Buying a unit in a body corporate

If you buy a flat, unit or apartment that has a body corporate, you automatically become a member of a body corporate.

This means you have bought the title to your flat or unit, as well as a share in the building and its surroundings, for example the garden and car park.

The surroundings you own is called common property. 

You will have to share the maintenance costs for the building and its surroundings with all of other owners.

Before you buy

You should check all of the following about the body corporate:

  • rules
  • fees
  • funds
  • management duties
  • meeting minutes
  • certificate of body corporate. 

You should check details about the unit, including:

  • construction and design of the building
  • noise, parking and security
  • how may properties are owned or rented
  • what area you own
  • extra fees.

What common property includes

What you own will be set out in a unit plan.

You will own your apartment or flat plus a share of the common property.

The amount of this share will set the amount of body corporate fees you will have to pay, and possibly your voting rights.

Common property includes other parts of the building and land such as any of the following:

  • stairways
  • passages
  • driveways
  • swimming pool areas
  • communal gardens
  • car park.

Body corporate responsibilities

The body corporate has these responsibilities below. 

Rules

You should read the body corporate rules before you agree to buy the property.

These include all of your rights and obligations, as well as the other owners and tenants.

These can include any of the following:

  • pet restrictions
  • noise restrictions
  • specific use and enjoyment of common areas eg gym or pool
  • cleaning
  • use of balconies - eg: hosing of elevated balconies or hanging of laundry over railings.

Fees

You should check fee amounts and dates for when you must pay. 

Body corporate fees include all of the following:

  • management
  • security
  • cleaning
  • repairs
  • maintenance
  • insurance of the building and common property.

Sinking fund

A sinking fund is an amount of money held by the body corporate that can be used to pay for any future costs to maintain common areas of the building.

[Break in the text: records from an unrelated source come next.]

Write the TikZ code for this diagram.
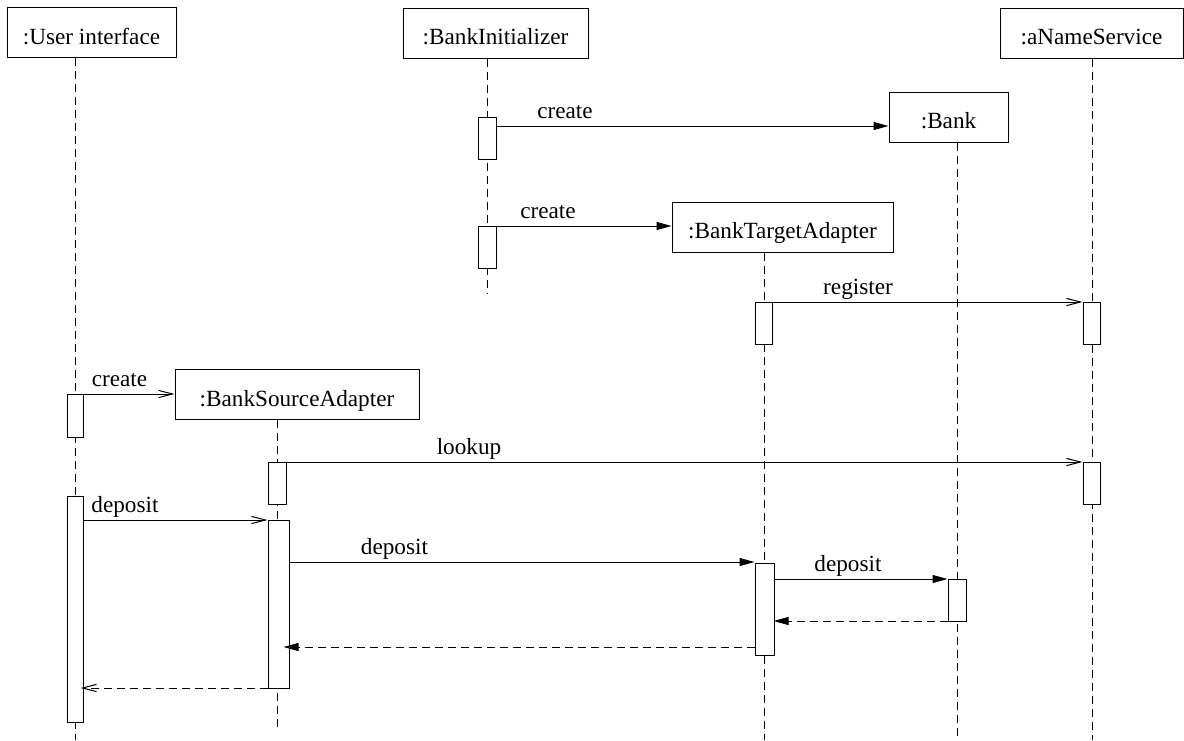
\documentclass[tikz,border=0pt]{standalone}
\usepackage{fontspec}
\setmainfont{Liberation Serif}
\usetikzlibrary{arrows.meta}
\begin{document}
\begin{tikzpicture}[x=0.5pt,y=-0.5pt,
  font=\fontsize{11.6pt}{14pt}\selectfont,
  line width=0.5pt,
  obj/.style={draw, fill=white, inner sep=0pt, text height=12pt, text depth=0.5pt, minimum height=25pt},
  act/.style={draw, fill=white, inner sep=0pt},
  life/.style={dash pattern=on 4pt off 2.5pt},
  ret/.style={dash pattern=on 4pt off 2.5pt},
  call/.style={-{Triangle[length=7.5pt,width=4pt]}},
  async/.style={-{Straight Barb[length=7pt,width=3.6pt]}},
  msg/.style={anchor=base, inner sep=0pt}]
\useasboundingbox (0,0) rectangle (1184,740);

% objects
\node[obj, minimum width=84.5pt]  (ui)   at (91.5,32.5)  {:User interface};
\node[obj, minimum width=92.5pt]  (bi)   at (495.5,33)   {:BankInitializer};
\node[obj, minimum width=91.5pt]  (ns)   at (1091.5,33)  {:aNameService};
\node[obj, minimum width=59.5pt]  (bank) at (948.5,117)  {:Bank};
\node[obj, minimum width=110.5pt] (bta)  at (782.5,227)  {:BankTargetAdapter};
\node[obj, minimum width=122pt]   (bsa)  at (297,394.5)  {:BankSourceAdapter};

% lifeline ends
\coordinate (uiend)   at (75,740);
\coordinate (biend)   at (487,293);
\coordinate (nsend)   at (1092,740);
\coordinate (bankend) at (957,740);
\coordinate (btaend)  at (764,740);
\coordinate (bsaend)  at (277,730);

\draw[life] (ui.south -| uiend) -- (uiend);
\draw[life] (bi.south -| biend) -- (biend);
\draw[life] (ns.south -| nsend) -- (nsend);
\draw[life] (bank.south -| bankend) -- (bankend);
\draw[life] (bta.south -| btaend) -- (btaend);
\draw[life] (bsa.south -| bsaend) -- (bsaend);

% activations
\node[act, minimum width=9pt,   minimum height=21pt]   (bi1)   at (487,138)    {};
\node[act, minimum width=9pt,   minimum height=21pt]   (bi2)   at (487,247)    {};
\node[act, minimum width=8.5pt, minimum height=21pt]   (bta1)  at (763.5,323)  {};
\node[act, minimum width=8.5pt, minimum height=21pt]   (ns1)   at (1091.5,323) {};
\node[act, minimum width=8pt,   minimum height=21.5pt] (ui1)   at (75,415.5)   {};
\node[act, minimum width=9pt,   minimum height=21pt]   (bsa1)  at (277,483)    {};
\node[act, minimum width=8.5pt, minimum height=21pt]   (ns2)   at (1091.5,483) {};
\node[act, minimum width=8pt,   minimum height=113pt]  (ui2)   at (75,609)     {};
\node[act, minimum width=10.5pt,minimum height=84pt]   (bsa2)  at (278.5,604)  {};
\node[act, minimum width=9.5pt, minimum height=46pt]   (bta2)  at (764.5,609)  {};
\node[act, minimum width=9pt,   minimum height=21pt]   (bank1) at (957,600)    {};

% message levels
\coordinate (m1)  at (0,126);
\coordinate (m2)  at (0,226);
\coordinate (m3)  at (0,302);
\coordinate (m4)  at (0,394);
\coordinate (m5)  at (0,462);
\coordinate (m6)  at (0,520);
\coordinate (m7)  at (0,562);
\coordinate (m8)  at (0,579);
\coordinate (m9)  at (0,621);
\coordinate (m10) at (0,647);
\coordinate (m11) at (0,688);

% messages
\draw[call]  (bi1.east |- m1)  -- (bank.west |- m1);
\draw[call]  (bi2.east |- m2)  -- (bta.west |- m2);
\draw[async] (bta1.east |- m3) -- (ns1.west |- m3);
\draw[async] (ui1.east |- m4)  -- (bsa.west |- m4);
\draw[async] (bsa1.east |- m5) -- (ns2.west |- m5);
\draw[async] (ui2.east |- m6)  -- (bsa2.west |- m6);
\draw[call]  (bsa2.east |- m7) -- (bta2.west |- m7);
\draw[call]  (bta2.east |- m8) -- (bank1.west |- m8);
\draw[call, ret, shorten >=-0.5pt] (bank1.west |- m9)  -- (bta2.east |- m9);
\draw[call, ret, shorten >=-3pt]   (bta2.west |- m10)  -- (bsa2.east |- m10);
\draw[async, ret, shorten >=-1.5pt] (bsa2.west |- m11) -- (ui2.east |- m11);

% message labels
\node[msg] (l1) at (565,118)   {create};
\node[msg] (l2) at (548,218)   {create};
\node[msg] (l3) at (858,294)   {register};
\node[msg] (l4) at (119.5,386) {create};
\node[msg] (l5) at (469,454)   {lookup};
\node[msg] (l6) at (125,512)   {deposit};
\node[msg] (l7) at (394.5,554) {deposit};
\node[msg] (l8) at (848,571)   {deposit};
\end{tikzpicture}
\end{document}
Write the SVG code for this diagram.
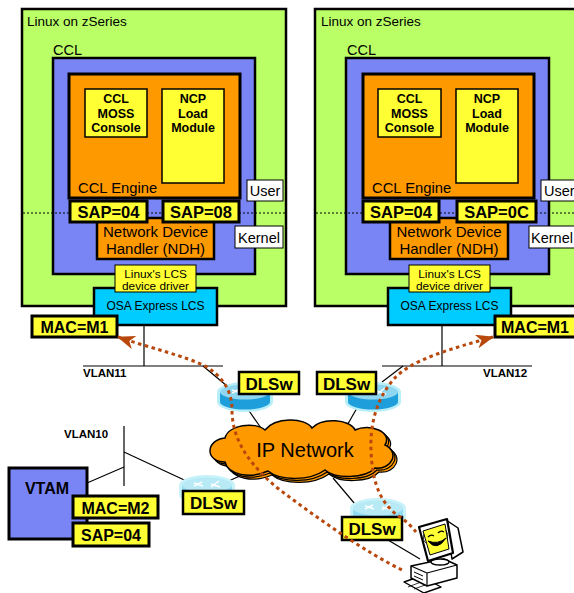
<svg xmlns="http://www.w3.org/2000/svg" width="574" height="593" viewBox="0 0 574 593">
  <style>
    text { font-family: "Liberation Sans", Arial, Helvetica, sans-serif; fill: #000; }
    .b { font-weight: bold; }
    .mid { text-anchor: middle; }
    .frame { stroke: #000; stroke-width: 2.5; }
    .thin { stroke: #000; stroke-width: 1; }
    .heavy { stroke: #000; stroke-width: 3; }
    .green { fill: #BBFF66; }
    .blue { fill: #7A85F5; }
    .orange { fill: #FF9900; }
    .yellow { fill: #FFFF33; }
    .cyan { fill: #00CCFF; }
    .white { fill: #FFFFFF; }
    .wire { stroke: #000; stroke-width: 1.2; fill: none; }
    .sep { stroke: #000; stroke-width: 1; stroke-dasharray: 2 2; fill: none; }
    .flow { stroke: #B8480C; stroke-width: 3; stroke-dasharray: 3.5 3.5; fill: none; }
  </style>
  <defs>
    <marker id="flowHead" viewBox="0 0 18 14" refX="17" refY="7" markerWidth="18" markerHeight="14" markerUnits="userSpaceOnUse" orient="auto-start-reverse">
      <path d="M0,0 L18,7 L0,14 L5,7 Z" fill="#B8480C"/>
    </marker>
    <path id="cloudShape" d="M225,462 C205,462 205,440 225,438 C228,425 255,421 265,430 C275,417 305,417 312,428 C322,417 350,419 355,430 C370,423 393,432 385,445 C400,452 392,470 375,468 C365,479 335,479 325,470 C310,481 280,481 268,471 C250,479 228,475 225,462 Z"/>
    <g id="routerDark">
      <path d="M-28,-5 A28,10 0 0 1 28,-5 L28,5 A28,10 0 0 1 -28,5 Z" fill="#B8EEF8"/>
      <path d="M-25,-5 L-25,5 A25,7.5 0 0 0 25,5 L25,-5 Z" fill="#1E9FDB"/>
      <ellipse cx="0" cy="-5" rx="25" ry="7.5" fill="#8FD6F0"/>
      <path d="M-13,-7 L-4,-4 M-5,-8 L-13,-4 M4,-6 L13,-3 M12,-9 L4,-3" stroke="#FFFFFF" stroke-width="1.4" fill="none"/>
    </g>
    <g id="routerLight">
      <path d="M-28,-5 A28,10 0 0 1 28,-5 L28,5 A28,10 0 0 1 -28,5 Z" fill="#C8F2FA"/>
      <path d="M-25,-5 L-25,5 A25,7.5 0 0 0 25,5 L25,-5 Z" fill="#8FDDF2"/>
      <ellipse cx="0" cy="-5" rx="25" ry="7.5" fill="#B8EAF6"/>
      <path d="M-13,-7 L-4,-4 M-5,-8 L-13,-4 M4,-6 L13,-3 M12,-9 L4,-3" stroke="#FFFFFF" stroke-width="1.4" fill="none"/>
    </g>
  </defs>

  <rect width="574" height="593" fill="#FFFFFF"/>

  <!-- left host: Linux on zSeries -->
  <g id="host-left">
    <rect class="green frame" x="22" y="9" width="264" height="297"/>
    <text x="27" y="26" font-size="13.5">Linux on zSeries</text>
    <text x="53" y="55" font-size="14.5">CCL</text>
    <rect class="blue frame" x="53" y="58" width="202" height="216"/>
    <rect class="orange heavy" x="69" y="74" width="171" height="124"/>
    <g id="moss-left">
      <rect class="yellow" stroke="#000" stroke-width="1.5" x="85" y="89" width="62" height="48"/>
      <text class="b mid" font-size="12.5" x="116" y="103">CCL</text>
      <text class="b mid" font-size="12.5" x="116" y="118">MOSS</text>
      <text class="b mid" font-size="12.5" x="116" y="132">Console</text>
    </g>
    <g id="ncp-left">
      <rect class="yellow" stroke="#000" stroke-width="1.5" x="162" y="89" width="62" height="94"/>
      <text class="b mid" font-size="12.5" x="193" y="103">NCP</text>
      <text class="b mid" font-size="12.5" x="193" y="118">Load</text>
      <text class="b mid" font-size="12.5" x="193" y="132">Module</text>
    </g>
    <text x="78" y="193" font-size="14.8">CCL Engine</text>
    <g id="ndh-left">
      <rect class="orange frame" x="97" y="218" width="117" height="41"/>
      <text class="mid" font-size="15" x="155.5" y="236.5">Network Device</text>
      <text class="mid" font-size="15" x="155.5" y="253.5">Handler (NDH)</text>
    </g>
    <line class="sep" x1="23" y1="213" x2="285" y2="213"/>
    <g id="sap04-left">
      <rect class="yellow heavy" x="70" y="201" width="77" height="21"/>
      <text class="b mid" font-size="16.5" x="108.5" y="218">SAP=04</text>
    </g>
    <g id="sap08-left">
      <rect class="yellow heavy" x="163" y="201" width="76" height="21"/>
      <text class="b mid" font-size="16.5" x="201" y="218">SAP=08</text>
    </g>
    <rect class="white thin" x="247" y="180" width="36" height="21"/>
    <text class="mid" font-size="14.5" x="265" y="196">User</text>
    <rect class="white thin" x="235" y="226" width="48" height="22"/>
    <text class="mid" font-size="14.5" x="259" y="242.5">Kernel</text>
    <g id="osa-left">
      <rect class="cyan frame" x="94" y="288" width="123" height="37"/>
      <text class="mid" font-size="12" x="155.5" y="310">OSA Express LCS</text>
    </g>
    <g id="lcs-driver-left">
      <rect class="yellow thin" x="115" y="265" width="81" height="27"/>
      <text class="mid" font-size="11.8" x="155.5" y="277.5">Linux's LCS</text>
      <text class="mid" font-size="11.8" x="155.5" y="290">device driver</text>
    </g>
    <g id="mac-left">
      <rect class="yellow heavy" x="32" y="316" width="85" height="21"/>
      <text class="b mid" font-size="16" x="74.5" y="333">MAC=M1</text>
    </g>
  </g>

  <!-- right host: Linux on zSeries -->
  <g id="host-right">
    <rect class="green frame" x="315" y="9" width="300" height="297"/>
    <text x="321" y="26" font-size="13.5">Linux on zSeries</text>
    <text x="347" y="55" font-size="14.5">CCL</text>
    <rect class="blue frame" x="346" y="58" width="203" height="216"/>
    <rect class="orange heavy" x="363" y="74" width="171" height="124"/>
    <g id="moss-right">
      <rect class="yellow" stroke="#000" stroke-width="1.5" x="378" y="89" width="63" height="48"/>
      <text class="b mid" font-size="12.5" x="409.5" y="103">CCL</text>
      <text class="b mid" font-size="12.5" x="409.5" y="118">MOSS</text>
      <text class="b mid" font-size="12.5" x="409.5" y="132">Console</text>
    </g>
    <g id="ncp-right">
      <rect class="yellow" stroke="#000" stroke-width="1.5" x="456" y="89" width="62" height="94"/>
      <text class="b mid" font-size="12.5" x="487" y="103">NCP</text>
      <text class="b mid" font-size="12.5" x="487" y="118">Load</text>
      <text class="b mid" font-size="12.5" x="487" y="132">Module</text>
    </g>
    <text x="372" y="193" font-size="14.8">CCL Engine</text>
    <g id="ndh-right">
      <rect class="orange frame" x="390" y="218" width="118" height="41"/>
      <text class="mid" font-size="15" x="449" y="236.5">Network Device</text>
      <text class="mid" font-size="15" x="449" y="253.5">Handler (NDH)</text>
    </g>
    <line class="sep" x1="316" y1="213" x2="574" y2="213"/>
    <g id="sap04-right">
      <rect class="yellow heavy" x="363" y="201" width="76" height="21"/>
      <text class="b mid" font-size="16.5" x="401" y="218">SAP=04</text>
    </g>
    <g id="sap0c-right">
      <rect class="yellow heavy" x="457" y="201" width="79" height="21"/>
      <text class="b mid" font-size="16.5" x="496.5" y="218">SAP=0C</text>
    </g>
    <rect class="white thin" x="541" y="180" width="40" height="21"/>
    <text font-size="14.5" x="544" y="196">User</text>
    <rect class="white thin" x="529" y="226" width="50" height="22"/>
    <text font-size="14.5" x="531" y="242.5">Kernel</text>
    <g id="osa-right">
      <rect class="cyan frame" x="388" y="288" width="123" height="37"/>
      <text class="mid" font-size="12" x="449.5" y="310">OSA Express LCS</text>
    </g>
    <g id="lcs-driver-right">
      <rect class="yellow thin" x="409" y="265" width="81" height="27"/>
      <text class="mid" font-size="11.8" x="449.5" y="277.5">Linux's LCS</text>
      <text class="mid" font-size="11.8" x="449.5" y="290">device driver</text>
    </g>
    <g id="mac-right">
      <rect class="yellow heavy" x="495" y="316" width="85" height="21"/>
      <text class="b" font-size="16" x="501" y="333">MAC=M1</text>
    </g>
  </g>

  <!-- LAN segments and links -->
  <g id="connectors">
    <line class="wire" x1="144" y1="325" x2="144" y2="366"/>
    <line class="wire" x1="83" y1="366" x2="223" y2="366"/>
    <line class="wire" x1="203" y1="366" x2="233" y2="391"/>
    <line class="wire" x1="442" y1="325" x2="442" y2="366"/>
    <line class="wire" x1="382" y1="366" x2="532" y2="366"/>
    <line class="wire" x1="403" y1="366" x2="382" y2="382"/>
    <line class="wire" x1="247" y1="408" x2="261" y2="428"/>
    <line class="wire" x1="357" y1="408" x2="345" y2="429"/>
    <line class="wire" x1="251" y1="471" x2="222" y2="484"/>
    <line class="wire" x1="333" y1="478" x2="360" y2="510"/>
    <line class="wire" x1="124" y1="426" x2="124" y2="486"/>
    <line class="wire" x1="124" y1="452" x2="195" y2="485"/>
    <line class="wire" x1="87" y1="483" x2="124" y2="467"/>
    <line class="wire" x1="388" y1="540" x2="420" y2="559"/>
  </g>

  <g id="vlan-labels">
    <text class="b" font-size="11.5" x="83" y="377">VLAN11</text>
    <text class="b" font-size="11.5" x="483" y="377">VLAN12</text>
    <text class="b" font-size="11.5" x="64" y="438">VLAN10</text>
  </g>

  <!-- IP network cloud, drawn as stacked outlines -->
  <g id="ip-network">
    <use href="#cloudShape" transform="translate(4,4)" fill="#FF9900" stroke="#000" stroke-width="1.2"/>
    <use href="#cloudShape" transform="translate(2,2)" fill="#FF9900" stroke="#000" stroke-width="1.2"/>
    <use href="#cloudShape" fill="#FF9900" stroke="#000" stroke-width="1.5"/>
    <text class="mid" font-size="20" x="305" y="457">IP Network</text>
  </g>

  <!-- DLSw routers -->
  <g id="dlsw-top-left">
    <use href="#routerDark" x="245" y="397"/>
    <rect class="yellow frame" x="239" y="372" width="60" height="22"/>
    <text class="b mid" font-size="17" x="269" y="389.5">DLSw</text>
  </g>
  <g id="dlsw-top-right">
    <use href="#routerDark" x="373" y="397"/>
    <rect class="yellow frame" x="317" y="372" width="59" height="22"/>
    <text class="b mid" font-size="17" x="346.5" y="389.5">DLSw</text>
  </g>
  <g id="dlsw-bottom-left">
    <use href="#routerLight" x="207" y="490"/>
    <rect class="yellow frame" x="183" y="491" width="61" height="23"/>
    <text class="b mid" font-size="17" x="213.5" y="509">DLSw</text>
  </g>
  <g id="dlsw-bottom-right">
    <use href="#routerLight" x="378" y="513"/>
    <rect class="yellow frame" x="342" y="517" width="60" height="23"/>
    <text class="b mid" font-size="17" x="372" y="535">DLSw</text>
  </g>

  <!-- VTAM host -->
  <g id="vtam">
    <rect class="blue heavy" x="9" y="468" width="78" height="71"/>
    <text class="b mid" font-size="16" x="47" y="494">VTAM</text>
    <rect class="yellow heavy" x="73" y="496" width="85" height="22"/>
    <text class="b mid" font-size="16" x="115.5" y="513.5">MAC=M2</text>
    <rect class="yellow heavy" x="73" y="523" width="76" height="23"/>
    <text class="b mid" font-size="16" x="111" y="541">SAP=04</text>
  </g>

  <!-- end-user workstation -->
  <g id="workstation" stroke="#000" stroke-linejoin="round">
    <path d="M404,582 L421,576 L441,587 L424,593 Z" fill="#FFFFFF" stroke-width="1.4"/>
    <path d="M408,587 L421,582 M414,589 L428,584" stroke-width="0.8" fill="none"/>
    <path d="M411,566 L444,559 L457,565 L457,578 L427,586 L411,578 Z" fill="#FFFFFF" stroke-width="1.5"/>
    <path d="M411,566 L427,573 L457,565 M427,573 L427,586" fill="none" stroke-width="1.2"/>
    <path d="M414,572 L423,576 M414,576 L423,580" fill="none" stroke-width="1"/>
    <ellipse cx="440" cy="562" rx="9" ry="3" fill="#FFFFFF" stroke-width="1.3"/>
    <path d="M446,520 L458,528 L463,552 L452,559 Z" fill="#FFFFFF" stroke-width="1.5"/>
    <path d="M419,527 L447,519 L453,553 L428,561 Z" fill="#FFFFFF" stroke-width="2.2"/>
    <path d="M423,531 L445,524 L449,549 L430,555 Z" fill="#FFFF33" stroke-width="1"/>
    <path d="M428,537 Q431,534 434,536 M438,533 Q441,530 444,532" fill="none" stroke-width="1.2"/>
    <path d="M428,541 Q437,552 446,538 Q438,545 428,541 Z" fill="#000" stroke-width="1"/>
    <path d="M424,534 Q422,540 426,543 M446,530 Q449,535 447,539" fill="none" stroke-width="0.8"/>
  </g>

  <!-- DLSw session paths -->
  <g id="flows">
    <path class="flow" marker-start="url(#flowHead)" d="M118,337 C150,348 185,356 205,366 C222,376 232,390 232,410 C232,440 250,466 280,490 C320,520 365,552 404,571"/>
    <path class="flow" marker-start="url(#flowHead)" d="M493,337 C450,349 410,360 393,380 C376,400 370,425 371,450 C372,485 382,505 400,517 C407,522 412,527 416,532"/>
  </g>
</svg>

You should check how much money is in the body corporate's sinking fund.

You may have to pay extra fees towards the sinking fund on top of your body corporate fees 

This could include painting, roof repairs, lift maintenance or air conditioning. 

Body corporate management

You should ask whether a body corporate manager has been appointed and services provided including all of the following:

  • the duties, functions and powers of the body corporate
  • what powers are delegated to the manager and the members of the committee
  • committee meeting dates
  • when the next annual general meeting is due to be held.

Meeting minutes

Meeting minutes will help you see how the body corporate is operating and give notice of any issues or future expenses.

You should get copies of the minutes of the last two or three annual general meetings, including financial statements and copies of any minutes of committee meetings and any maintenance program.

Body corporate certificate

You can get a body corporate certificate during the conveyancing process before you buy.

This certificate gives you information about the lot and the body corporate.

It will also show you whether there are any outstanding fees that the former owner has not paid.

It should also show plans for any future building works, debts of the body corporate and legal claims.​

Check condition and design

Check the building suits your needs if you have children and pets.

Poor construction or an old building design may also see you paying expensive maintenance costs.

You should get an engineer or architect report to show any minor or major faults with essential services that need maintenance.

Noise, parking and security

Poor design and construction can result in high levels of noise and lack of privacy.

Living close to neighbours can lead to disputes. 

Find out how many parking bays your unit or flat has, and if there are visitor car parks.

Check the access to the property and building and security generally, such as security doors, intercoms and night lighting.

Ask about the break-in and vandalism levels of the area.

Social dynamics

Identify how many units are in the complex, how many are owned by individuals or organisations and how many are owner-occupied or rented.

Other factors to consider are the age mix of owner-occupiers and tenants, the turnover of tenants and the general harmony among the owners.

Other fees

As well as your body corporate fees, you will be responsible for your household expenses such as all of the following:

  • local council rates
  • water
  • electricity
  • telephone charges
  • contents insurance.

You may have to pay more body corporate fees if the complex includes shared facilities such as a lift, swimming pool, gym, barbecue or play area.